I know that feel, bro.

And Zelda 1 on the NES was, what? Magic? Sauce on this quote/interview or I call shenanigans. LttP was intentional, and the high water mark for the series. OoT was a let down for me when it came out. Hell, even Link's Awakening is a better Zelda game than OoT. Only kids who grew up on later Zelda titles would argue otherwise. If your first Zelda game was Zelda 1, then you know what a proper Zelda game is. Motherfuckers whose first Zelda game was OoT remind me of someone walking in on the middle of a movie and acting like they know wtf is even going on

At least post the webm.

Are you honestly advocating for devs to dumb down games because of wikis?

I only ever 103%'d the third one, do you get anything special for 105% or is it just cosmetic?

Not sure, I think it’s just bragging rights but I only ever found out about the code much later.

I am suggesting adding content that maintains its worth despite having wiki page.

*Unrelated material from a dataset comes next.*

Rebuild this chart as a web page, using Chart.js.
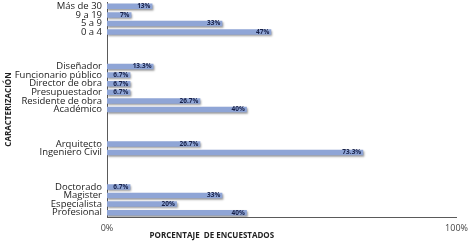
<!DOCTYPE html>
<html>
<head>
<meta charset="utf-8">
<script src="https://cdn.jsdelivr.net/npm/chart.js@4"></script>
<style>
  body { margin: 0; background: #fff; }
  #wrap { width: 474px; height: 243px; }
</style>
</head>
<body>
<div id="wrap"><canvas id="chart"></canvas></div>
<script>
// groups of the survey, top to bottom
const expLabels = ['Más de 30', '9 a 19', '5 a 9', '0 a 4'];
const expValues = [13, 7, 33, 47];
const roleLabels = ['Diseñador', 'Funcionario público', 'Director de obra', 'Presupuestador', 'Residente de obra', 'Académico'];
const roleValues = [13.3, 6.7, 6.7, 6.7, 26.7, 40];
const profLabels = ['Arquitecto', 'Ingeniero Civil'];
const profValues = [26.7, 73.3];
const studyLabels = ['Doctorado', 'Magister', 'Especialista', 'Profesional'];
const studyValues = [6.7, 33, 20, 40];
const xTicks = [0, 100];

// join groups with 3 empty rows between them
const groups = [[expLabels, expValues], [roleLabels, roleValues], [profLabels, profValues], [studyLabels, studyValues]];
const labels = [];
const values = [];
groups.forEach((g, i) => {
  if (i > 0) {
    for (let k = 0; k < 3; k++) { labels.push(''); values.push(null); }
  }
  labels.push(...g[0]);
  values.push(...g[1]);
});

const barShadow = {
  id: 'barShadow',
  beforeDatasetsDraw(chart) {
    const c = chart.ctx;
    c.save();
    c.shadowColor = 'rgba(0,0,0,0.4)';
    c.shadowOffsetX = 1;
    c.shadowOffsetY = 1.5;
    c.shadowBlur = 2;
  },
  afterDatasetsDraw(chart) {
    chart.ctx.restore();
    // value labels at the bar ends
    const c = chart.ctx;
    const meta = chart.getDatasetMeta(0);
    c.save();
    c.font = 'bold 6.5px "Open Sans"';
    c.fillStyle = '#17214a';
    c.textAlign = 'right';
    c.textBaseline = 'middle';
    meta.data.forEach((bar, i) => {
      const v = values[i];
      if (v == null) return;
      c.fillText(v + '%', bar.x - 2, bar.y);
    });
    c.restore();
  }
};

const xTitle = {
  id: 'xTitle',
  afterDraw(chart) {
    const c = chart.ctx;
    const a = chart.chartArea;
    c.save();
    c.font = 'bold 8px "Open Sans"';
    c.fillStyle = '#222';
    c.textAlign = 'center';
    c.textBaseline = 'middle';
    c.fillText('PORCENTAJE  DE ENCUESTADOS', a.left + (a.right - a.left) * 0.3, 236);
    c.restore();
  }
};

new Chart(document.querySelector('#chart'), {
  type: 'bar',
  data: {
    labels: labels,
    datasets: [{
      data: values,
      backgroundColor: '#8fa5d6',
      barPercentage: 0.64,
      categoryPercentage: 1
    }]
  },
  options: {
    indexAxis: 'y',
    responsive: true,
    maintainAspectRatio: false,
    animation: false,
    layout: { padding: { left: 4, right: 13, top: 2, bottom: 0 } },
    plugins: { legend: { display: false }, tooltip: { enabled: false } },
    scales: {
      x: {
        min: 0,
        max: 100,
        afterBuildTicks: (s) => { s.ticks = xTicks.map(v => ({ value: v })); },
        afterFit: (s) => { s.height = 26; },
        grid: { display: false, drawTicks: false },
        border: { display: true, color: '#5a5a5a', width: 1 },
        ticks: {
          padding: 6,
          color: '#444',
          font: { family: 'Open Sans', size: 9 },
          callback: (v) => v + '%'
        }
      },
      y: {
        afterFit: (s) => { s.width = 103; s.paddingTop = 0; s.paddingBottom = 0; },
        grid: { display: false, drawTicks: false },
        border: { display: true, color: '#5a5a5a', width: 1 },
        ticks: {
          autoSkip: false,
          padding: 5,
          color: '#222',
          font: { family: 'Open Sans', size: 9.5 }
        },
        title: {
          display: true,
          text: 'CARACTERIZACIÓN',
          color: '#222',
          padding: 0,
          font: { family: 'Open Sans', size: 8, weight: 'bold' }
        }
      }
    }
  },
  plugins: [barShadow, xTitle]
});
</script>
</body>
</html>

Well that cuts down on a lot of shit don't it. Can't have puzzles, or hidden collectables, or anything has choice and consequences since they just look up it on a wiki anyway.
Ooooooooooooooooooooooooooooorrrr not give a shit about people looking shit up on wikis and make your game the way you want to. People who shit up on a wiki would just be looking at a walkthrough on gamefaqs 10 years ago and bought a strategy guide 20 years ago the only difference now is you can get it for free and with pictures and video. The only games that you might need a guide in the first place were adventure games.

It does, though.

If you are going to pull this card you can't really call LttP a high point for the series.